Game feel is hard because it lives in the details. There’s no single setting you can toggle to make a game “feel good.” It’s the accumulation of hundreds of tiny decisions, each one requiring taste and context.

It’s contextual. The right amount of screen shake for a sword hit is wrong for a gunshot. The right landing weight for a heavy knight is wrong for a nimble cat. Every game needs its own calibration.

It’s subjective but convergent. While personal taste varies, the game design community has converged on many best practices through decades of iteration. Coyote time, variable jump height, hit-stop — these aren’t opinions, they’re proven techniques. But knowing when and how much to apply them requires judgment.
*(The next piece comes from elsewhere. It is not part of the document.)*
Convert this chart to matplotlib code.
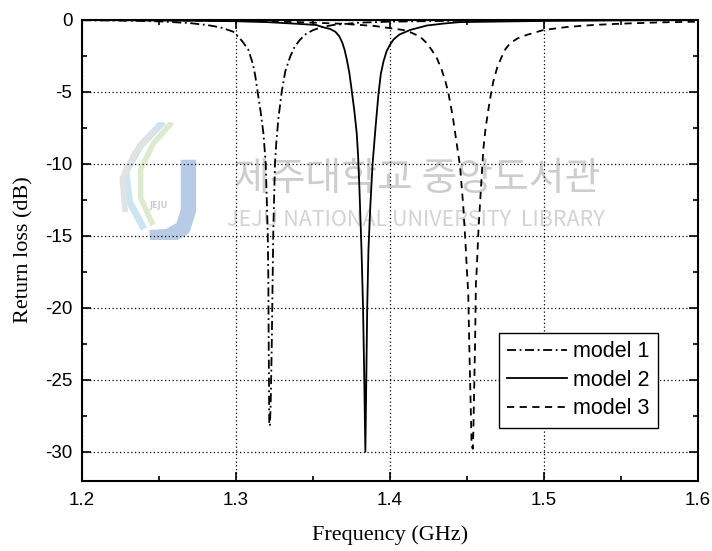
import matplotlib
matplotlib.use("Agg")
import matplotlib.pyplot as plt
from matplotlib.ticker import MultipleLocator

# values
freq_m1 = [1.200, 1.230, 1.250, 1.270, 1.281, 1.290, 1.2983, 1.3005, 1.304, 1.308,
           1.311, 1.3125, 1.314, 1.316, 1.3178, 1.3193, 1.3206, 1.3210, 1.3212,
           1.3214, 1.3216, 1.3220, 1.3225, 1.3232, 1.3238, 1.3242, 1.3253, 1.3262,
           1.3275, 1.3297, 1.3320, 1.3351, 1.338, 1.3416, 1.3455, 1.3502, 1.356,
           1.3632, 1.380, 1.400, 1.450, 1.500, 1.600]
rl_m1 = [-0.05, -0.08, -0.13, -0.25, -0.38, -0.55, -0.85, -1.1, -1.5, -2.1,
         -3.1, -3.9, -5.0, -6.4, -7.9, -10.0, -14.8, -18.0, -22.0,
         -25.0, -28.2, -28.2, -26.8, -22.7, -18.0, -14.8, -10.0, -8.5,
         -6.9, -5.0, -3.6, -2.6, -1.9, -1.4, -1.0, -0.73, -0.52,
         -0.38, -0.22, -0.15, -0.08, -0.05, -0.03]

freq_m2 = [1.200, 1.250, 1.300, 1.320, 1.340, 1.352, 1.357, 1.361, 1.3645, 1.367,
           1.369, 1.3705, 1.372, 1.3736, 1.3751, 1.3768, 1.3784, 1.3793, 1.3801,
           1.3815, 1.3825, 1.3833, 1.3840, 1.3846, 1.3852, 1.3860, 1.3872, 1.3887,
           1.3906, 1.3924, 1.3940, 1.3958, 1.3978, 1.4000, 1.4022, 1.406, 1.413,
           1.4238, 1.435, 1.4455, 1.500, 1.550, 1.600]
rl_m2 = [-0.03, -0.06, -0.12, -0.18, -0.30, -0.38, -0.55, -0.65, -0.85, -1.15,
         -1.6, -2.1, -2.8, -3.7, -4.9, -6.3, -7.9, -9.5, -11.6,
         -16.0, -20.0, -25.0, -30.0, -25.0, -20.0, -16.0, -13.0, -10.0,
         -7.5, -5.3, -3.8, -2.9, -2.2, -1.75, -1.4, -1.05, -0.73,
         -0.42, -0.28, -0.18, -0.10, -0.06, -0.04]

freq_m3 = [1.200, 1.250, 1.300, 1.340, 1.370, 1.390, 1.4086, 1.414, 1.4195, 1.4235,
           1.427, 1.4305, 1.4336, 1.4360, 1.4379, 1.4407, 1.4433, 1.4455, 1.4476,
           1.4490, 1.4500, 1.4508, 1.4515, 1.4530, 1.4538, 1.4541, 1.4552, 1.4558,
           1.4562, 1.4575, 1.4589, 1.4606, 1.4620, 1.4638, 1.4655, 1.4671, 1.4697,
           1.4725, 1.475, 1.478, 1.483, 1.4888, 1.4996, 1.515, 1.532, 1.550,
           1.5753, 1.600]
rl_m3 = [-0.04, -0.06, -0.10, -0.18, -0.30, -0.45, -0.73, -0.92, -1.19, -1.6,
         -2.1, -2.7, -3.5, -4.3, -5.1, -6.7, -8.6, -10.2, -13.0,
         -15.5, -17.5, -19.0, -22.7, -29.6, -29.8, -28.7, -22.7, -18.3,
         -17.6, -14.5, -12.0, -9.0, -7.6, -6.3, -5.2, -4.3, -3.3,
         -2.6, -2.05, -1.65, -1.3, -1.07, -0.73, -0.52, -0.38, -0.29,
         -0.20, -0.15]

labels = ["model 1", "model 2", "model 3"]
x_ticks = [1.2, 1.3, 1.4, 1.5, 1.6]
y_ticks = [0, -5, -10, -15, -20, -25, -30]

fig = plt.figure(figsize=(7.12, 5.51), dpi=100)

# faint library watermark behind the plot
logo = fig.add_axes([113 / 712, 1 - 240 / 551, 92 / 712, 118 / 551], zorder=0)
logo.axis("off")
logo.set_xlim(0, 1)
logo.set_ylim(0, 1)
logo.plot([0.82, 0.82, 0.76, 0.6, 0.4], [0.68, 0.25, 0.1, 0.03, 0.02],
          color="#b8cbe6", lw=11, solid_capstyle="butt")
logo.plot([0.52, 0.30, 0.14, 0.18, 0.32], [0.98, 0.80, 0.58, 0.32, 0.12],
          color="#cbe5f3", lw=5)
logo.plot([0.62, 0.44, 0.30, 0.30, 0.42], [0.98, 0.82, 0.60, 0.36, 0.15],
          color="#dcebcd", lw=4)
logo.plot([0.44, 0.24, 0.10, 0.13], [0.92, 0.74, 0.52, 0.26],
          color="#e2e2e2", lw=4)
logo.text(0.5, 0.27, "JEJU", color="#cccccc", fontsize=6, ha="center",
          fontweight="bold")

fig.text(417 / 712, 1 - 179 / 551, "제주대학교 중앙도서관", color="#cdcdcd",
         fontsize=28, ha="center", va="center",
         family=["Noto Sans CJK KR", "DejaVu Sans"], zorder=0)
fig.text(416 / 712, 1 - 220 / 551, "JEJU NATIONAL UNIVERSITY  LIBRARY",
         color="#d3d3d3", fontsize=15.5, ha="center", va="center",
         family=["Noto Sans CJK KR", "DejaVu Sans"], zorder=0)

ax = fig.add_axes([82 / 712, 1 - 480.5 / 551, 616 / 712, 461 / 551], zorder=1)
ax.patch.set_alpha(0)

ax.plot(freq_m1, rl_m1, color="black", lw=1.3, dashes=(5, 2, 1, 2), label=labels[0])
ax.plot(freq_m2, rl_m2, color="black", lw=1.3, label=labels[1])
ax.plot(freq_m3, rl_m3, color="black", lw=1.3, dashes=(4, 3), label=labels[2])

ax.set_xlim(1.2, 1.6)
ax.set_ylim(-32, 0)
ax.set_xticks(x_ticks)
ax.set_yticks(y_ticks)
ax.set_xticklabels([f"{v:.1f}" for v in x_ticks])
ax.set_yticklabels([str(v) for v in y_ticks])
ax.xaxis.set_minor_locator(MultipleLocator(0.05))
ax.yaxis.set_minor_locator(MultipleLocator(2.5))

ax.tick_params(which="both", direction="in", top=True, right=True, width=1.2,
               labelsize=13.5, labelfontfamily="Liberation Sans")
ax.tick_params(axis="x", which="major", length=6.5, pad=8)
ax.tick_params(axis="y", which="major", length=6.5, pad=7)
ax.tick_params(which="minor", length=3.5)
for sp in ax.spines.values():
    sp.set_linewidth(1.5)

ax.grid(True, which="major", color="black", linestyle=(0, (1, 2)), lw=0.9)

ax.set_xlabel("Frequency (GHz)", family="Liberation Serif", fontsize=16, labelpad=12)
ax.set_ylabel("Return loss (dB)", family="Liberation Serif", fontsize=16, labelpad=8)

leg = ax.legend(loc="lower right", bbox_to_anchor=(0.935, 0.114),
                prop={"family": "Liberation Sans", "size": 15.5},
                fancybox=False, framealpha=1, edgecolor="black",
                handlelength=2.8, handletextpad=0.25, labelspacing=0.35,
                borderpad=0.4, borderaxespad=0)
leg.get_frame().set_linewidth(1.0)

fig.savefig("out.png", dpi=100)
It’s invisible when done right. Players never say “wow, the coyote time in this game is perfectly tuned.” They say “this game feels amazing” or “I can’t put this game down.” The polish is invisible — which means it’s easy for developers (and AI tools) to skip it.

It crosses every discipline. Game feel isn’t just programming. It’s animation (squash and stretch), audio (impact sounds, ambient feedback), visual effects (particles, screen shake, flashes), camera work (smooth follow, anticipation), and design (input windows, timing curves). Getting it right requires all of these working in harmony.


Why AI game tools skip it

Most AI game generators treat a “jump” as a single line of logic: when the player presses a button, apply upward force. That’s technically correct. It’s also about 10% of what makes a jump feel good.

The other 90% — the forgiveness windows, the variable height, the visual and audio feedback, the camera behavior — requires understanding game design principles that aren’t captured in a simple code prompt.

When you tell an AI “make a platformer,” it generates:

  • A character that moves left and right ✓
  • Platforms with collision detection ✓
  • A jump that applies upward velocity ✓
  • Gravity that pulls the character down ✓

What it doesn’t generate:

  • Coyote time ✗
  • Variable jump height ✗
  • Squash and stretch animations ✗
  • Landing particles and camera dip ✗
  • Tuned acceleration curves ✗
  • Impact sounds matched to fall distance ✗
  • Input buffering ✗

The result is a game that works but doesn’t feel like anything. It’s functional, but forgettable.


Making game feel automatic

At Exekite, we believe game feel shouldn’t be something creators have to ask for. When you describe a game with a jump mechanic, the polish should come built in. Every action should feel satisfying by default.

That’s why we built a dedicated system — essentially a specialized AI whose only job is to think about how things feel. For every mechanic in your game, it asks:

  • Does this respond instantly to player input?
  • Is there appropriate visual feedback?
  • Is there audio feedback that matches the action?
  • Does the camera react appropriately?
  • Is there forgiveness built into the input timing?
  • Does the animation communicate weight and momentum?
  • Are there particle effects that reinforce the action?

The result is something that other AI tools simply can’t produce: a game that feels like it was made by someone who cares about every detail.

Because the best game feel is the kind you never notice — you just can’t stop playing.